Rows from a dataset of charts and code:
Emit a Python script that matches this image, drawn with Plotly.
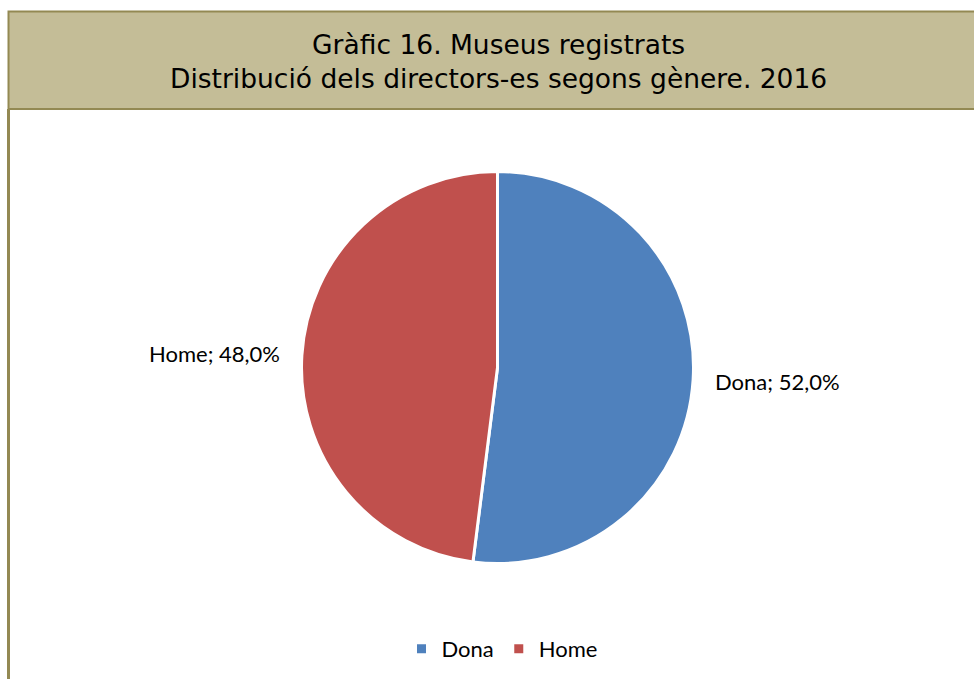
import math
import plotly.graph_objects as go

categories = ["Dona", "Home"]
values = [52.0, 48.0]
colors = ["#4F81BD", "#C0504D"]
title_lines = ["Gràfic 16. Museus registrats", "Distribució dels directors-es segons gènere. 2016"]

W, H = 974, 679

def px(x):
    return x / W

def py(y):
    return 1 - y / H

# pie geometry (screen pixels)
CX, CY, R = 497.5, 367.5, 194.5
PAD = 1.5

fig = go.Figure()
fig.add_trace(go.Pie(
    labels=categories,
    values=values,
    sort=False,
    direction="clockwise",
    rotation=0,
    marker=dict(colors=colors, line=dict(color="white", width=3)),
    textinfo="none",
    hoverinfo="label+percent",
    domain=dict(x=[px(CX - R - PAD), px(CX + R + PAD)],
                y=[py(CY + R + PAD), py(CY - R - PAD)]),
    showlegend=True,
))

# data labels placed at each slice's mid-angle, outside the pie
annotations = []
total = sum(values)
cum = 0.0
for lab, v in zip(categories, values):
    mid = (cum + v / 2) / total * 2 * math.pi
    cum += v
    rr = R + 21
    x = CX + rr * math.sin(mid)
    y = CY - rr * math.cos(mid)
    pct = f"{v / total * 100:.1f}".replace(".", ",")
    annotations.append(dict(
        text=f"{lab}; {pct}%", xref="paper", yref="paper",
        x=px(x), y=py(y), xanchor="left" if math.sin(mid) > 0 else "right",
        yanchor="middle", showarrow=False,
        font=dict(family="Lato, Carlito, sans-serif", size=22, color="black"),
    ))

annotations.append(dict(
    text="<br>".join(title_lines),
    xref="paper", yref="paper", x=px(498), y=py(61),
    xanchor="center", yanchor="middle", showarrow=False,
    font=dict(family="DejaVu Sans, Verdana, sans-serif", size=26.5, color="black"),
    align="center",
))

shapes = [
    dict(type="rect", xref="paper", yref="paper",
         x0=px(8.5), x1=px(1000), y0=py(109), y1=py(11.5),
         fillcolor="#C4BD97", line=dict(color="#938953", width=2), layer="below"),
    dict(type="line", xref="paper", yref="paper",
         x0=px(8.5), x1=px(8.5), y0=py(109), y1=py(700),
         line=dict(color="#938953", width=3)),
]

fig.update_layout(
    width=W, height=H,
    margin=dict(l=0, r=0, t=0, b=0),
    paper_bgcolor="white",
    plot_bgcolor="white",
    separators=",.",
    shapes=shapes,
    annotations=annotations,
    legend=dict(orientation="h", x=px(502), xanchor="center", y=py(649), yanchor="middle",
                font=dict(family="Lato, Carlito, sans-serif", size=22, color="black"),
                itemwidth=30, bgcolor="rgba(0,0,0,0)"),
)

fig.write_html("out.html",
               config={"displayModeBar": False},
               post_script="document.body.style.margin='0';document.body.style.overflow='hidden';")
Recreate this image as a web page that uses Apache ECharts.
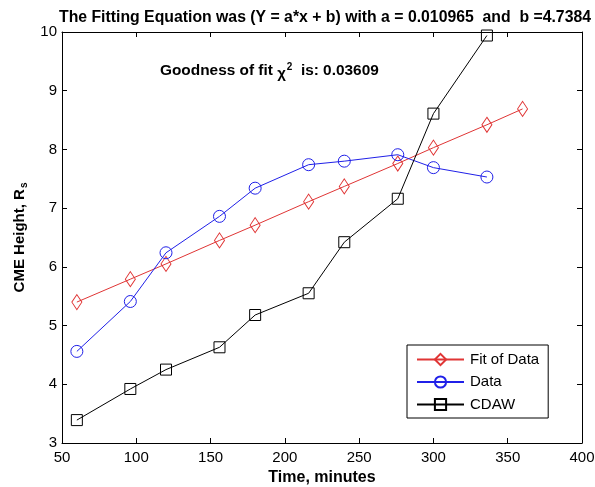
<!DOCTYPE html>
<html>
<head>
<meta charset="utf-8">
<script src="https://cdn.jsdelivr.net/npm/echarts@6/dist/echarts.min.js"></script>
<style>
html,body{margin:0;padding:0;background:#fff;}
#c{width:595px;height:487px;}
</style>
</head>
<body>
<div id="c"></div>
<script>
const times = [60, 96, 120, 156, 180, 216, 240, 276, 300, 336, 360];
const fitValues = [5.40, 5.79, 6.05, 6.45, 6.71, 7.11, 7.37, 7.76, 8.03, 8.42, 8.69];
const dataTimes = [60, 96, 120, 156, 180, 216, 240, 276, 300, 336];
const dataValues = [4.56, 5.41, 6.24, 6.86, 7.34, 7.74, 7.80, 7.91, 7.69, 7.53];
const cdawTimes = [60, 96, 120, 156, 180, 216, 240, 276, 300, 336];
const cdawValues = [3.39, 3.92, 4.25, 4.63, 5.18, 5.55, 6.42, 7.16, 8.61, 9.94];
const xTicks = [50, 400, 50];
const yTicks = [3, 10, 1];

const FONT = '"Liberation Sans", Arial, Helvetica, sans-serif';
const pair = (xs, ys) => xs.map((x, i) => [x, ys[i]]);

const chart = echarts.init(document.getElementById('c'), null, {renderer: 'canvas'});
const axisCommon = {
  axisLine: {show: true, onZero: false, lineStyle: {color: '#000', width: 1}},
  axisTick: {show: true, inside: true, length: 5, lineStyle: {color: '#000'}},
  splitLine: {show: false},
};
chart.setOption({
  backgroundColor: '#fff',
  animation: false,
  title: {
    text: 'The Fitting Equation was (Y = a*x + b) with a = 0.010965  and  b =4.7384',
    left: 320, textAlign: 'center', top: 5,
    textStyle: {fontFamily: FONT, fontWeight: 'bold', fontSize: 15.8, color: '#000'}
  },
  grid: {left: 62, right: 13, top: 32, bottom: 44, containLabel: false, outerBoundsMode: 'none'},
  legend: {
    orient: 'vertical', left: 407, top: 345,
    width: 141,
    borderColor: '#000', borderWidth: 1, padding: [7, 9, 6, 9],
    itemWidth: 47, itemHeight: 14, itemGap: 7.5,
    backgroundColor: '#fff',
    textStyle: {fontFamily: FONT, fontSize: 15, color: '#000', padding: [0, 0, 0, 1]},
    data: ['Fit of Data', 'Data', 'CDAW']
  },
  xAxis: [
    Object.assign({}, axisCommon, {
      type: 'value', min: xTicks[0], max: xTicks[1], interval: xTicks[2], position: 'bottom',
      name: 'Time, minutes', nameLocation: 'middle', nameGap: 25,
      nameTextStyle: {fontFamily: FONT, fontWeight: 'bold', fontSize: 16, color: '#000'},
      axisLabel: {fontFamily: FONT, fontSize: 15, color: '#000', margin: 7}
    }),
    Object.assign({}, axisCommon, {
      type: 'value', min: xTicks[0], max: xTicks[1], interval: xTicks[2], position: 'top',
      axisLabel: {show: false}
    })
  ],
  yAxis: [
    Object.assign({}, axisCommon, {
      type: 'value', min: yTicks[0], max: yTicks[1], interval: yTicks[2], position: 'left',
      name: '{b|CME Height, R}{s|s}', nameLocation: 'middle', nameGap: 33, nameRotate: 90,
      nameTextStyle: {
        rich: {
          b: {fontFamily: FONT, fontWeight: 'bold', fontSize: 15, color: '#000', lineHeight: 18, verticalAlign: 'middle'},
          s: {fontFamily: FONT, fontWeight: 'bold', fontSize: 10, color: '#000', lineHeight: 10, verticalAlign: 'middle', padding: [8, 0, 0, 1]}
        }
      },
      axisLabel: {fontFamily: FONT, fontSize: 15, color: '#000', margin: 5}
    }),
    Object.assign({}, axisCommon, {
      type: 'value', min: yTicks[0], max: yTicks[1], interval: yTicks[2], position: 'right',
      axisLabel: {show: false}
    })
  ],
  graphic: [{
    type: 'text', left: 160, top: 62,
    style: {
      text: '{t|Goodness of fit }{c|χ}{p|2}{t|  is: 0.03609}',
      rich: {
        t: {fontFamily: FONT, fontWeight: 'bold', fontSize: 15.4, fill: '#000'},
        c: {fontFamily: FONT, fontWeight: 'bold', fontSize: 15, fill: '#000', padding: [5, 0, 0, 0]},
        p: {fontFamily: FONT, fontWeight: 'bold', fontSize: 10, fill: '#000', padding: [0, 0, 8, 1]}
      }
    }
  }],
  series: [
    {
      name: 'Fit of Data', type: 'line', data: pair(times, fitValues),
      color: '#e03535',
      lineStyle: {color: '#e03535', width: 1},
      symbol: 'diamond', symbolSize: [10, 15],
      itemStyle: {color: 'rgba(255,255,255,0)', borderColor: '#e03535', borderWidth: 1},
      z: 3
    },
    {
      name: 'Data', type: 'line', data: pair(dataTimes, dataValues),
      color: '#2020e8',
      lineStyle: {color: '#2020e8', width: 1},
      symbol: 'circle', symbolSize: 12,
      itemStyle: {color: 'rgba(255,255,255,0)', borderColor: '#2020e8', borderWidth: 1},
      z: 4
    },
    {
      name: 'CDAW', type: 'line', data: pair(cdawTimes, cdawValues),
      color: '#000',
      lineStyle: {color: '#000', width: 1},
      symbol: 'rect', symbolSize: 11,
      itemStyle: {color: 'rgba(255,255,255,0)', borderColor: '#000', borderWidth: 1},
      z: 5
    }
  ]
});
</script>
</body>
</html>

Aim of the exercise: Reproduce the data above word for word from its first line through the line that holds "return x / W", both ends included; skip pictures.

Solution for this task:
Emit a Python script that matches this image, drawn with Plotly.
import math
import plotly.graph_objects as go

categories = ["Dona", "Home"]
values = [52.0, 48.0]
colors = ["#4F81BD", "#C0504D"]
title_lines = ["Gràfic 16. Museus registrats", "Distribució dels directors-es segons gènere. 2016"]

W, H = 974, 679

def px(x):
    return x / W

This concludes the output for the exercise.